Challenge: Each entry below should be written out exactly as it is, with no pictures.

Dataset rows:

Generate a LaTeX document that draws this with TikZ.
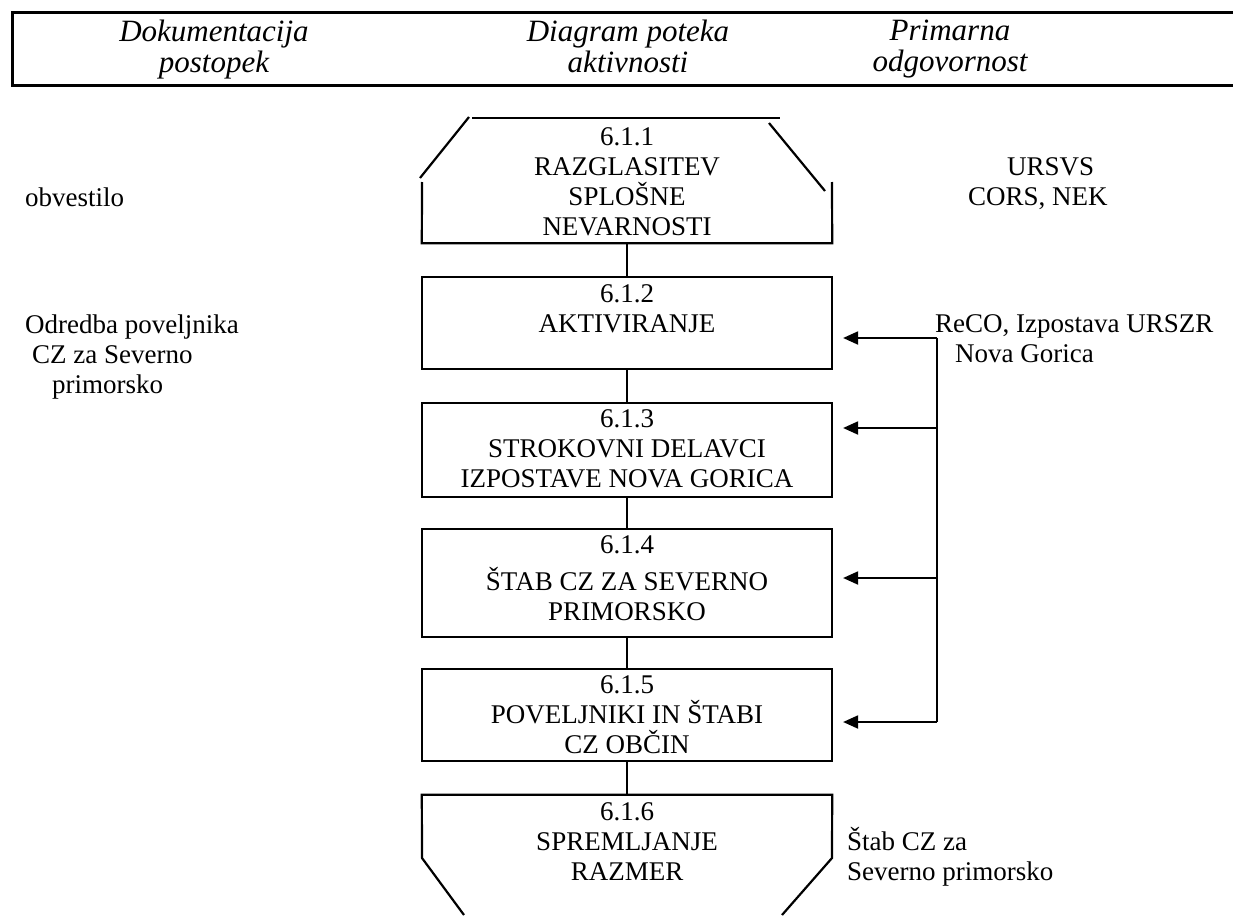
\documentclass[tikz,border=0pt]{standalone}
\usepackage{fontspec}
\setmainfont{Liberation Serif}
\usetikzlibrary{arrows.meta,positioning}
\begin{document}
\begin{tikzpicture}[x=1pt,y=-1pt,
  body/.style={font=\fontsize{27}{30}\selectfont, inner sep=0pt},
  head/.style={font=\fontsize{31}{31}\selectfont\itshape, inner sep=0pt, align=center, anchor=north},
  stepbox/.style={draw, line width=2.2pt, minimum width=410pt, inner sep=0pt},
  frame/.style={inner sep=0pt, minimum width=410pt},
  boxtext/.style={body, align=center},
  side/.style={body, anchor=base west},
  link/.style={line width=2.2pt},
  bus/.style={line width=2pt},
  feed/.style={line width=2pt, -{Triangle[length=15pt,width=13pt]}, shorten >=10pt},
  rule/.style={line width=3pt}
]
\useasboundingbox (0,0) rectangle (1233,915);

% table header
\draw[rule] (1233,13) -- (12,13) -- (12,86) -- (1233,86);
\node[head] (h1) at (214,20) {Dokumentacija\\postopek};
\node[head] (h2) at (628,20) {Diagram poteka\\aktivnosti};
\node[head] (h3) at (950,20) {Primarna\\odgovornost};

% flow steps
\node[frame, minimum height=125pt] (b1) at (627,180.5) {};
\node[stepbox, minimum height=92pt]  (b2) at (627,323) {};
\node[stepbox, minimum height=94pt]  (b3) at (627,450) {};
\node[stepbox, minimum height=108pt] (b4) at (627,583) {};
\node[stepbox, minimum height=92pt]  (b5) at (627,715) {};
\node[frame, minimum height=120pt] (b6) at (627,855) {};

% start symbol with cut corners
\draw[link] (472,118) -- (780,118);
\draw[link] (469,117) -- (420,178);
\draw[link] (769,123) -- (825,191);
\draw[link] (422,182) -- (b1.south west) -- (b1.south east) -- (832,182);

% end symbol with cut corners
\draw[link] (464,915) -- (422,858) -- (b6.north west) -- (b6.north east) -- (832,858) -- (782,915);

% step texts
\node[boxtext, below=9.2pt of b1.north] (t1) {6.1.1\\RAZGLASITEV\\SPLOŠNE\\NEVARNOSTI};
\node[boxtext, below=8.5pt of b2.north] (t2) {6.1.2\\AKTIVIRANJE};
\node[boxtext, below=8pt of b3.north] (t3) {6.1.3\\STROKOVNI DELAVCI\\IZPOSTAVE NOVA GORICA};
\node[boxtext, below=7.5pt of b4.north] (t4) {6.1.4\\[7pt]ŠTAB CZ ZA SEVERNO\\PRIMORSKO};
\node[boxtext, below=8pt of b5.north] (t5) {6.1.5\\POVELJNIKI IN ŠTABI\\CZ OBČIN};
\node[boxtext, below=7.5pt of b6.north] (t6) {6.1.6\\SPREMLJANJE\\RAZMER};

% connectors between steps
\draw[link] (b1.south) -- (b2.north);
\draw[link] (b2.south) -- (b3.north);
\draw[link] (b3.south) -- (b4.north);
\draw[link] (b4.south) -- (b5.north);
\draw[link] (b5.south) -- (b6.north);

% documentation column
\node[side] (d1) at (25,206) {obvestilo};
\node[side] (d2) at (25,333) {Odredba poveljnika};
\node[side] (d3) at (32,363) {CZ za Severno};
\node[side] (d4) at (52,393) {primorsko};

% responsibility column
\node[side] (r1) at (1007,175) {URSVS};
\node[side] (r2) at (968,205) {CORS, NEK};
\node[side] (r3) at (935,332) {ReCO, Izpostava URSZR};
\node[side] (r4) at (955,362) {Nova Gorica};
\node[side] (r5) at (847,850) {Štab CZ za};
\node[side] (r6) at (847,880) {Severno primorsko};

% feedback bus from the responsible services
\coordinate (a2) at (937,338);
\coordinate (a3) at (937,428);
\coordinate (a4) at (937,578);
\coordinate (a5) at (937,722);
\draw[bus] (a2) -- (a5);
\draw[feed] (a2) -- (b2.east |- a2);
\draw[feed] (a3) -- (b3.east |- a3);
\draw[feed] (a4) -- (b4.east |- a4);
\draw[feed] (a5) -- (b5.east |- a5);
\end{tikzpicture}
\end{document}
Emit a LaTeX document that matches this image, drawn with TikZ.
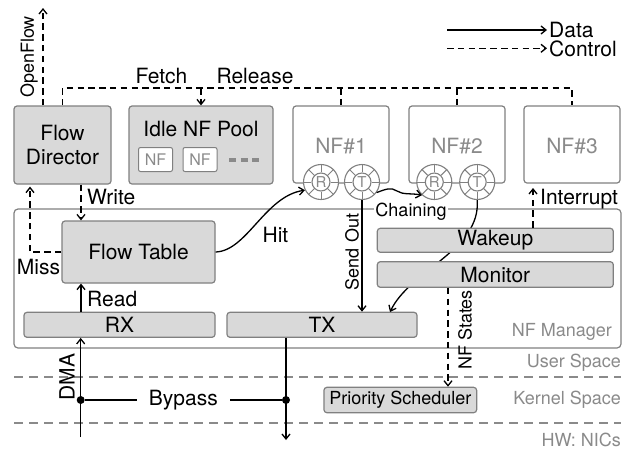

Task response:
Generate a LaTeX document that draws this with TikZ.
\documentclass[tikz,border=0pt]{standalone}
\usepackage{fontspec}
\setmainfont{Liberation Serif}
\usetikzlibrary{arrows.meta,positioning}
\begin{document}
\begin{tikzpicture}[x=1pt,y=-1pt,
  body/.style={font=\fontsize{27}{30}\selectfont, inner sep=0pt},
  head/.style={font=\fontsize{31}{31}\selectfont\itshape, inner sep=0pt, align=center, anchor=north},
  stepbox/.style={draw, line width=2.2pt, minimum width=410pt, inner sep=0pt},
  frame/.style={inner sep=0pt, minimum width=410pt},
  boxtext/.style={body, align=center},
  side/.style={body, anchor=base west},
  link/.style={line width=2.2pt},
  bus/.style={line width=2pt},
  feed/.style={line width=2pt, -{Triangle[length=15pt,width=13pt]}, shorten >=10pt},
  rule/.style={line width=3pt}
]
\useasboundingbox (0,0) rectangle (1233,915);

% table header
\draw[rule] (1233,13) -- (12,13) -- (12,86) -- (1233,86);
\node[head] (h1) at (214,20) {Dokumentacija\\postopek};
\node[head] (h2) at (628,20) {Diagram poteka\\aktivnosti};
\node[head] (h3) at (950,20) {Primarna\\odgovornost};

% flow steps
\node[frame, minimum height=125pt] (b1) at (627,180.5) {};
\node[stepbox, minimum height=92pt]  (b2) at (627,323) {};
\node[stepbox, minimum height=94pt]  (b3) at (627,450) {};
\node[stepbox, minimum height=108pt] (b4) at (627,583) {};
\node[stepbox, minimum height=92pt]  (b5) at (627,715) {};
\node[frame, minimum height=120pt] (b6) at (627,855) {};

% start symbol with cut corners
\draw[link] (472,118) -- (780,118);
\draw[link] (469,117) -- (420,178);
\draw[link] (769,123) -- (825,191);
\draw[link] (422,182) -- (b1.south west) -- (b1.south east) -- (832,182);

% end symbol with cut corners
\draw[link] (464,915) -- (422,858) -- (b6.north west) -- (b6.north east) -- (832,858) -- (782,915);

% step texts
\node[boxtext, below=9.2pt of b1.north] (t1) {6.1.1\\RAZGLASITEV\\SPLOŠNE\\NEVARNOSTI};
\node[boxtext, below=8.5pt of b2.north] (t2) {6.1.2\\AKTIVIRANJE};
\node[boxtext, below=8pt of b3.north] (t3) {6.1.3\\STROKOVNI DELAVCI\\IZPOSTAVE NOVA GORICA};
\node[boxtext, below=7.5pt of b4.north] (t4) {6.1.4\\[7pt]ŠTAB CZ ZA SEVERNO\\PRIMORSKO};
\node[boxtext, below=8pt of b5.north] (t5) {6.1.5\\POVELJNIKI IN ŠTABI\\CZ OBČIN};
\node[boxtext, below=7.5pt of b6.north] (t6) {6.1.6\\SPREMLJANJE\\RAZMER};

% connectors between steps
\draw[link] (b1.south) -- (b2.north);
\draw[link] (b2.south) -- (b3.north);
\draw[link] (b3.south) -- (b4.north);
\draw[link] (b4.south) -- (b5.north);
\draw[link] (b5.south) -- (b6.north);

% documentation column
\node[side] (d1) at (25,206) {obvestilo};
\node[side] (d2) at (25,333) {Odredba poveljnika};
\node[side] (d3) at (32,363) {CZ za Severno};
\node[side] (d4) at (52,393) {primorsko};

% responsibility column
\node[side] (r1) at (1007,175) {URSVS};
\node[side] (r2) at (968,205) {CORS, NEK};
\node[side] (r3) at (935,332) {ReCO, Izpostava URSZR};
\node[side] (r4) at (955,362) {Nova Gorica};
\node[side] (r5) at (847,850) {Štab CZ za};
\node[side] (r6) at (847,880) {Severno primorsko};

% feedback bus from the responsible services
\coordinate (a2) at (937,338);
\coordinate (a3) at (937,428);
\coordinate (a4) at (937,578);
\coordinate (a5) at (937,722);
\draw[bus] (a2) -- (a5);
\draw[feed] (a2) -- (b2.east |- a2);
\draw[feed] (a3) -- (b3.east |- a3);
\draw[feed] (a4) -- (b4.east |- a4);
\draw[feed] (a5) -- (b5.east |- a5);
\end{tikzpicture}
\end{document}
Emit a LaTeX document that matches this image, drawn with TikZ.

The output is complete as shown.